Trading Up and Trading Down Strategy

Picture a company’s products on an elevator. Trading up means adding higher-priced, more prestigious items to your product mix to attract a broader market. It’s like offering a premium version of your product. Trading down involves adding more affordable options to cater to customers who can’t afford the high-end stuff. These strategies aim to capture different customer segments and boost sales by addressing various budget and preference levels.

Product Mix Vs. Product Line

Product Mix: It refers to the entire collection of product lines and items offered by a company. In simple words, it’s all the diverse and related products offered to customers.

Product Line: A product line is a group of closely related products with similar functions, customer groups, outlets, and price ranges. These products are often marketed to the same target audience.

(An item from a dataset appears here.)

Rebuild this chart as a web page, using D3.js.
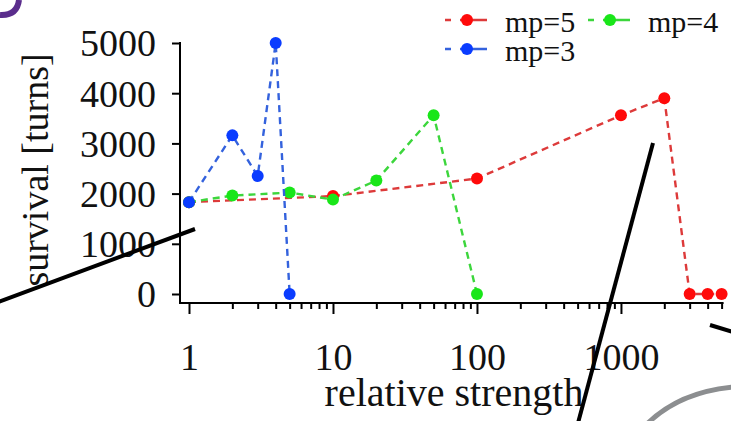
<!DOCTYPE html>
<html><head><meta charset="utf-8">
<script src="https://d3js.org/d3.v7.min.js"></script>
<style>html,body{margin:0;padding:0;background:#fff;overflow:hidden}</style>
</head><body>
<svg id="chart" width="731" height="421"></svg>
<script>
// ---- data ----
const seriesNames = ["mp=5", "mp=4", "mp=3"];
const xMp5 = [1, 10, 100, 1000, 2000, 3000, 4000, 5000];
const yMp5 = [1830, 1950, 2300, 3560, 3900, 0, 0, 0];
const xMp4 = [1, 2, 5, 10, 20, 50, 100];
const yMp4 = [1830, 1960, 2020, 1880, 2260, 3560, 0];
const xMp3 = [1, 2, 3, 4, 5];
const yMp3 = [1830, 3160, 2350, 5000, 0];
const yTicks = [0, 1000, 2000, 3000, 4000, 5000];
const xMajorTicks = [1, 10, 100, 1000];
const xMinorTicks = [2,3,4,5,6,7,8,9,20,30,40,50,60,70,80,90,200,300,400,500,600,700,800,900,2000,3000,4000,5000];
const xTitle = "relative strength";
const yTitle = "survival [turns]";

const colors = {"mp=5": "#ff0a0a", "mp=4": "#19e619", "mp=3": "#0a3cff"};
const lineColors = {"mp=5": "#dd3a3a", "mp=4": "#3cd63c", "mp=3": "#3462dd"};

const series = [
  {name: "mp=5", pts: xMp5.map((x, i) => ({x, y: yMp5[i]}))},
  {name: "mp=4", pts: xMp4.map((x, i) => ({x, y: yMp4[i]}))},
  {name: "mp=3", pts: xMp3.map((x, i) => ({x, y: yMp3[i]}))}
];

const svg = d3.select("#chart");
const font = "'Liberation Serif','Times New Roman',serif";

const x = d3.scaleLog().domain([1, 5000]).range([189, 721.6]);
const y = d3.scaleLinear().domain([0, 5000]).range([294, 43]);
const axisX = 180, axisY = 303;

// ---- y axis ----
const gy = svg.append("g").attr("transform", `translate(${axisX},0)`)
  .call(d3.axisLeft(y).tickValues(yTicks).tickSize(8).tickPadding(16).tickFormat(d3.format("d")));
gy.select(".domain").remove();
gy.selectAll(".tick line").attr("stroke", "#000").attr("stroke-width", 2);
gy.selectAll(".tick text").attr("font-family", font).attr("font-size", 38).attr("fill", "#111").attr("dy", "0.34em");
svg.append("line").attr("x1", axisX).attr("x2", axisX).attr("y1", y(5000) - 1).attr("y2", axisY + 1)
  .attr("stroke", "#000").attr("stroke-width", 2);

// ---- x axis ----
const gxMinor = svg.append("g").attr("transform", `translate(0,${axisY})`)
  .call(d3.axisBottom(x).tickValues(xMinorTicks).tickSize(6).tickFormat(""));
gxMinor.select(".domain").remove();
gxMinor.selectAll(".tick line").attr("stroke", "#000").attr("stroke-width", 2);
const gxMajor = svg.append("g").attr("transform", `translate(0,${axisY})`)
  .call(d3.axisBottom(x).tickValues(xMajorTicks).tickSize(11).tickFormat(d3.format("d")));
gxMajor.select(".domain").remove();
gxMajor.selectAll(".tick line").attr("stroke", "#000").attr("stroke-width", 2);
gxMajor.selectAll(".tick text").attr("font-family", font).attr("font-size", 38).attr("fill", "#111")
  .attr("y", 67).attr("dy", 0);
svg.append("line").attr("x1", axisX - 1).attr("x2", x(5000) + 2).attr("y1", axisY).attr("y2", axisY)
  .attr("stroke", "#000").attr("stroke-width", 2);

// ---- titles ----
svg.append("text").attr("x", 454).attr("y", 406).attr("text-anchor", "middle")
  .attr("font-family", font).attr("font-size", 40).attr("fill", "#111").text(xTitle);
svg.append("text").attr("transform", "translate(48,170) rotate(-90)").attr("text-anchor", "middle")
  .attr("font-family", font).attr("font-size", 38).attr("fill", "#111").text(yTitle);

// ---- series ----
const line = d3.line().x(d => x(d.x)).y(d => y(d.y));
series.forEach(s => {
  svg.append("path").datum(s.pts).attr("d", line).attr("fill", "none")
    .attr("stroke", lineColors[s.name]).attr("stroke-width", 2.4).attr("stroke-dasharray", "7,5");
  svg.selectAll(null).data(s.pts).enter().append("circle")
    .attr("cx", d => x(d.x)).attr("cy", d => y(d.y)).attr("r", 6).attr("fill", colors[s.name]);
});

// ---- legend ----
const legendPos = [{sx: 445, sy: 20}, {sx: 588, sy: 20}, {sx: 445, sy: 49}];
seriesNames.forEach((n, i) => {
  const p = legendPos[i];
  const g = svg.append("g").attr("transform", `translate(${p.sx},${p.sy})`);
  g.append("line").attr("x1", 0).attr("x2", 42).attr("y1", 0).attr("y2", 0)
    .attr("stroke", lineColors[n]).attr("stroke-width", 2.4).attr("stroke-dasharray", "6,9,27");
  g.append("circle").attr("cx", 22).attr("cy", 0).attr("r", 6).attr("fill", colors[n]);
  g.append("text").attr("x", 60).attr("y", 12).attr("font-family", font).attr("font-size", 30)
    .attr("fill", "#111").text(n);
});

// ---- slide annotations (overlay strokes) ----
const deco = svg.append("g").attr("fill", "none").attr("stroke-linecap", "butt");
deco.append("path").attr("d", "M0,15 Q17,16 19,0").attr("stroke", "#5a2d8c").attr("stroke-width", 6);
deco.append("line").attr("x1", -2).attr("y1", 302).attr("x2", 195).attr("y2", 229).attr("stroke", "#000").attr("stroke-width", 4);
deco.append("line").attr("x1", 653).attr("y1", 143).attr("x2", 578).attr("y2", 423).attr("stroke", "#000").attr("stroke-width", 4);
deco.append("line").attr("x1", 710).attr("y1", 325).attr("x2", 733).attr("y2", 332).attr("stroke", "#000").attr("stroke-width", 4);
deco.append("path").attr("d", "M648,423 Q680,392 733,387").attr("stroke", "#8c8e90").attr("stroke-width", 5);
</script>
</body></html>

  • Product Mix is the superset, including all the different product lines a company offers.
  • Product Line is a subset of the product mix, consisting of related products that share common characteristics.
  • Product Mix encompasses all the products a company sells, whether they are similar or diverse.
  • Product Line focuses on a specific category of products that serve a particular market segment.
  • Companies have one product mix but multiple product lines within it.
  • A product line may include various products, but they should have related features and uses.